* begin MATERIAL SUPPLIED *

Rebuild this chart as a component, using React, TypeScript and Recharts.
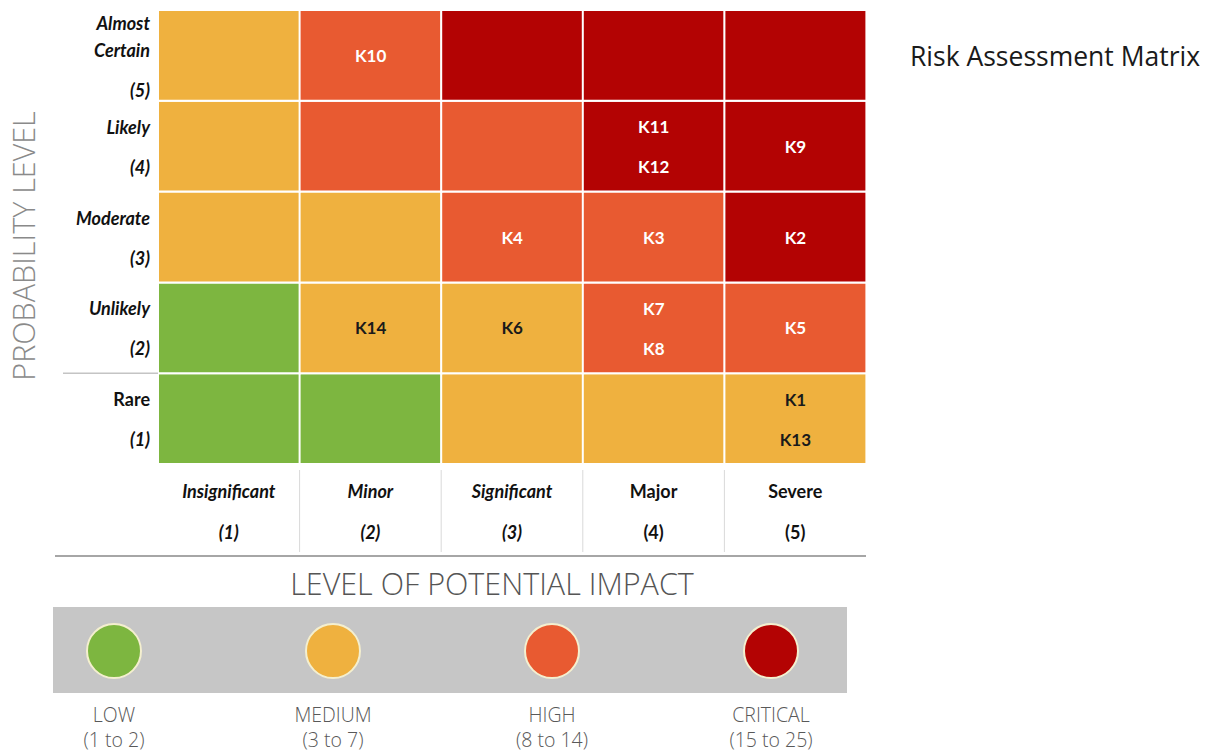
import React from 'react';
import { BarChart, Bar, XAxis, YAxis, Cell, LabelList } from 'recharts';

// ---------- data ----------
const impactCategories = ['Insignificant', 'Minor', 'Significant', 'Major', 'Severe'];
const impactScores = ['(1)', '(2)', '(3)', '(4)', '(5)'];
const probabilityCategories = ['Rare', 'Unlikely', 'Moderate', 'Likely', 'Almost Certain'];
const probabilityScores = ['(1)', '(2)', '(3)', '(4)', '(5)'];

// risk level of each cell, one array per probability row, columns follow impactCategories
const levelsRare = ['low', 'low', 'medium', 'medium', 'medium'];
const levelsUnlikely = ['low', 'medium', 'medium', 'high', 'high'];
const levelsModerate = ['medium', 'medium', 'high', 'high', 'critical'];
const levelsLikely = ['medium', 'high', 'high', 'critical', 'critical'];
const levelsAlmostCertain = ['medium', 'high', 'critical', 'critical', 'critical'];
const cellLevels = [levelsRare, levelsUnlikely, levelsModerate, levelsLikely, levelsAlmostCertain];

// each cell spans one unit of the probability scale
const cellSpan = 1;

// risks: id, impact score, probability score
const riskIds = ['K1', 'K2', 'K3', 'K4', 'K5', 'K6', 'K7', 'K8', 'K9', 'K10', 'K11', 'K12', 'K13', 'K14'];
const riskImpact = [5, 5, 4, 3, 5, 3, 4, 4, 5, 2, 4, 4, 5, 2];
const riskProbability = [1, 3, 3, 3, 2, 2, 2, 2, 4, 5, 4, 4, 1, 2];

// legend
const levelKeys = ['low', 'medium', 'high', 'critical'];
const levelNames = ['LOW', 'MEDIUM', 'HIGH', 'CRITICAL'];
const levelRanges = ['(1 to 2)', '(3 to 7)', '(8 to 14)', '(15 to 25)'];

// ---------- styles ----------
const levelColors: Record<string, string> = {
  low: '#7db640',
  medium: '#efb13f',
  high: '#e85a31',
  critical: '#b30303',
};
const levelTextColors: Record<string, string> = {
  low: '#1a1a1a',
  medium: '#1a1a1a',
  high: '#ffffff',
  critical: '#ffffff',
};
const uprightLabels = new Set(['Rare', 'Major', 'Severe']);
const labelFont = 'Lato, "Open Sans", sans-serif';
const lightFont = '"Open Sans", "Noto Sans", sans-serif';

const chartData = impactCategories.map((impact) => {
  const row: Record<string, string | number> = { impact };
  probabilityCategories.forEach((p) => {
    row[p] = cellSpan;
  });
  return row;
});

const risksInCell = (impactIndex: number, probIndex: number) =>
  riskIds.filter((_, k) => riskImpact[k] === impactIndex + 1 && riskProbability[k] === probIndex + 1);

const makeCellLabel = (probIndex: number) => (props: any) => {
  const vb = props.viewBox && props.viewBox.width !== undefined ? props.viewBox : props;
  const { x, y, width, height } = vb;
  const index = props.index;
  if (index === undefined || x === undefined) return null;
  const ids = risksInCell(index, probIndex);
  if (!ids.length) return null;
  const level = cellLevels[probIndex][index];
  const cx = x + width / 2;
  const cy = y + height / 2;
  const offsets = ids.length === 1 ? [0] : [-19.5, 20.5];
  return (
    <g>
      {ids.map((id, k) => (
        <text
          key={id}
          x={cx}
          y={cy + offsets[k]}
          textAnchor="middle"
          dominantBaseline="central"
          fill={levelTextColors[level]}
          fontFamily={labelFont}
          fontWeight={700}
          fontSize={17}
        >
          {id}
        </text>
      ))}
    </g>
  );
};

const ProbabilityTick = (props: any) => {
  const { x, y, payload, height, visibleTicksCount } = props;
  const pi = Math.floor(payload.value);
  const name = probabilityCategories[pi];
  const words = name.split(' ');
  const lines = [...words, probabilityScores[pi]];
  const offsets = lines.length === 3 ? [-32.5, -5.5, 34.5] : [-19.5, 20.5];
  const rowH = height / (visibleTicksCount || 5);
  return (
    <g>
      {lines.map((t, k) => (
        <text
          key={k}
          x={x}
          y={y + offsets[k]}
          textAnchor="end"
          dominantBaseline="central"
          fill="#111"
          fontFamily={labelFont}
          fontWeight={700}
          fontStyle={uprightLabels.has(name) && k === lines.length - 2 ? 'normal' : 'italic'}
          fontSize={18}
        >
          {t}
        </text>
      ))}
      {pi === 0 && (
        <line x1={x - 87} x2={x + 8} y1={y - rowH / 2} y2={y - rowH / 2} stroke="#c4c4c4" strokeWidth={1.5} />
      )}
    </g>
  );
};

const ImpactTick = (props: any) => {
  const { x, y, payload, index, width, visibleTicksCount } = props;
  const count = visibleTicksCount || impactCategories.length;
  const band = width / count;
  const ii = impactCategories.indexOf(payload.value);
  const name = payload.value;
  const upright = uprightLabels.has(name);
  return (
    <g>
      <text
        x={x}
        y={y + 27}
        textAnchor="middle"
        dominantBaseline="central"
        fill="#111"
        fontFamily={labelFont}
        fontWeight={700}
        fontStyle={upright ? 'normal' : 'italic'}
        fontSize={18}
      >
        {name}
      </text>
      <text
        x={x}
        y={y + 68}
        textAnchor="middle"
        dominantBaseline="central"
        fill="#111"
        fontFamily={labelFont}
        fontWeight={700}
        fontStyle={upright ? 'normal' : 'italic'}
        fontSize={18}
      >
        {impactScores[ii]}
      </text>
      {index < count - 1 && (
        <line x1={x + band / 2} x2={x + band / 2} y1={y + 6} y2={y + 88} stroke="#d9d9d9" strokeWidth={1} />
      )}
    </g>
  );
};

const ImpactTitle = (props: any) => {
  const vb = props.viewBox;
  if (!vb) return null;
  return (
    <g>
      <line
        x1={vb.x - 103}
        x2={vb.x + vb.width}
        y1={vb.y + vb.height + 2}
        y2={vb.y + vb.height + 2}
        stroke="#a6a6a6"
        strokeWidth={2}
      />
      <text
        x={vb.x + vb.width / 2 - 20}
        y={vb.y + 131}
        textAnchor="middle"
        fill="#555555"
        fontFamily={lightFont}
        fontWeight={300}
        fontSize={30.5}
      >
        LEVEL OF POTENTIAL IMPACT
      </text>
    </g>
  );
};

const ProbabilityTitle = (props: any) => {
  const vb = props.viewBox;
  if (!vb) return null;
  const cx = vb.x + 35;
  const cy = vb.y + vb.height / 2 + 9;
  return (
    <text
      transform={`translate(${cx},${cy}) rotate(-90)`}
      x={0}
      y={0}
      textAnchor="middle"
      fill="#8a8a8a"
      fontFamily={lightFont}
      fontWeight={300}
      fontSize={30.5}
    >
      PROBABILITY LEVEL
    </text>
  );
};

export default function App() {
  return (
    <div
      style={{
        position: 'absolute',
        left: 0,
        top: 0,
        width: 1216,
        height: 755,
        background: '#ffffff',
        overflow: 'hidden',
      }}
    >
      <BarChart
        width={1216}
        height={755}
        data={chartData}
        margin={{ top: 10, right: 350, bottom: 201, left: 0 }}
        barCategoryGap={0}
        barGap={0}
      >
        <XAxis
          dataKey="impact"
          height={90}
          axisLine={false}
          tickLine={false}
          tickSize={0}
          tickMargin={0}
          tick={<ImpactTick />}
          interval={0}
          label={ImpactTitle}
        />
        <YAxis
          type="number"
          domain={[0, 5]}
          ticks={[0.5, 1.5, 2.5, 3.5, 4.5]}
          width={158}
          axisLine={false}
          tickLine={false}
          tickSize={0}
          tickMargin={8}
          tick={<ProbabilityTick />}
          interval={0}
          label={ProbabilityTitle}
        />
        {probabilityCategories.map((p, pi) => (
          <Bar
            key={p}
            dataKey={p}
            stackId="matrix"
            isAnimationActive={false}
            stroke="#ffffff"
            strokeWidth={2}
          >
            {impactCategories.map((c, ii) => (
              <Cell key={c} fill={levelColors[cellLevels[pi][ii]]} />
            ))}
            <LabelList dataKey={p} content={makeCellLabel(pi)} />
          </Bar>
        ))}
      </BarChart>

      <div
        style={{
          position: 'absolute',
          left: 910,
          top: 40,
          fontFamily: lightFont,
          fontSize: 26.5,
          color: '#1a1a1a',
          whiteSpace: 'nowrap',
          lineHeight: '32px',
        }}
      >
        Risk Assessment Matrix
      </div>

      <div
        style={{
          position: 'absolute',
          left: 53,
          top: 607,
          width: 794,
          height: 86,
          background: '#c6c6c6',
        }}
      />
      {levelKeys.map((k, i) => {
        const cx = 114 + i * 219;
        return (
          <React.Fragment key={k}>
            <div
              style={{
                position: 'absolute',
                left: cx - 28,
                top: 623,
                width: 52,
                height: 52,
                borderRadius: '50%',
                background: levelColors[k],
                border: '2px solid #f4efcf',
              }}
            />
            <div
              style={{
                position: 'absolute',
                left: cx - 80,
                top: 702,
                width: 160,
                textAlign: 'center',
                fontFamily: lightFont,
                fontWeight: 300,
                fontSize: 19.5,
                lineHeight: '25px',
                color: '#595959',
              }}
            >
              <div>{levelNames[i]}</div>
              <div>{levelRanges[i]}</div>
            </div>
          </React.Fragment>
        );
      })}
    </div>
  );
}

* end MATERIAL SUPPLIED *
* begin MATERIAL SUPPLIED *

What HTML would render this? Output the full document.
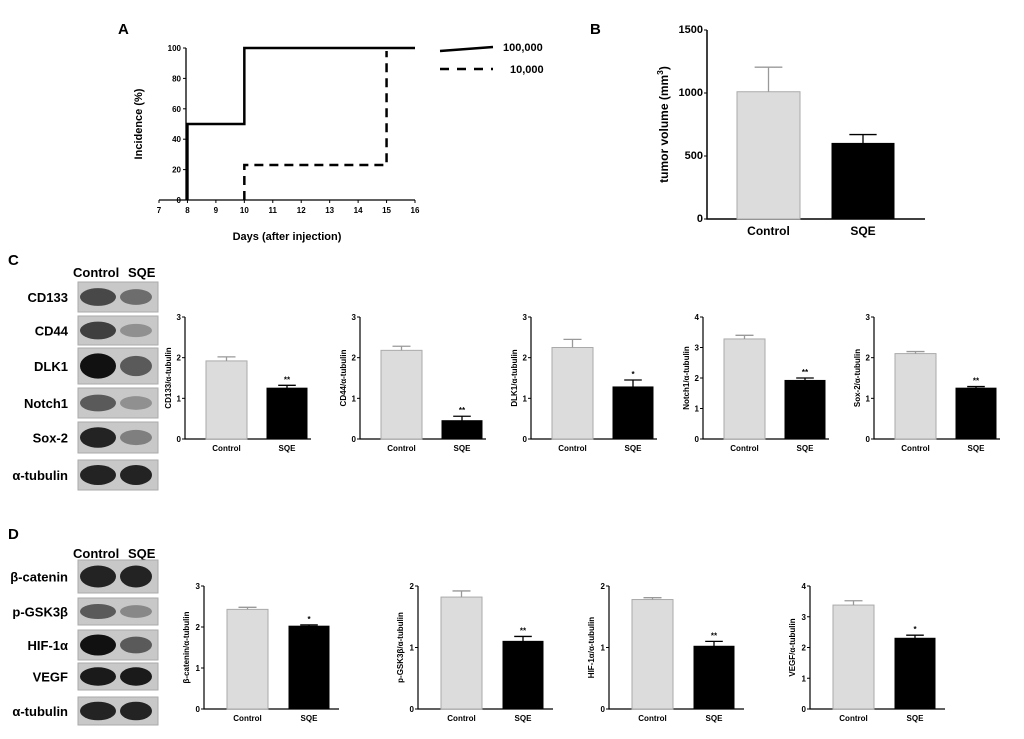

* end MATERIAL SUPPLIED *
* begin MATERIAL SUPPLIED *

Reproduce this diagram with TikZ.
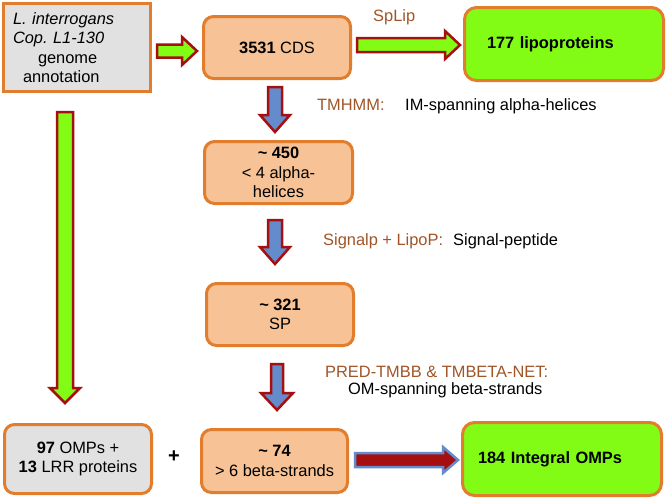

* end MATERIAL SUPPLIED *

== JOB ==
Make an exact copy of the lines from the one containing "Rebuild this chart" to the one containing "const probabilityScores = ['(1)', '(2)', '(3)', '(4)', '(5)'];", keeping both and leaving out every picture.

== CORRECT OUTPUT ==
Rebuild this chart as a component, using React, TypeScript and Recharts.
import React from 'react';
import { BarChart, Bar, XAxis, YAxis, Cell, LabelList } from 'recharts';

// ---------- data ----------
const impactCategories = ['Insignificant', 'Minor', 'Significant', 'Major', 'Severe'];
const impactScores = ['(1)', '(2)', '(3)', '(4)', '(5)'];
const probabilityCategories = ['Rare', 'Unlikely', 'Moderate', 'Likely', 'Almost Certain'];
const probabilityScores = ['(1)', '(2)', '(3)', '(4)', '(5)'];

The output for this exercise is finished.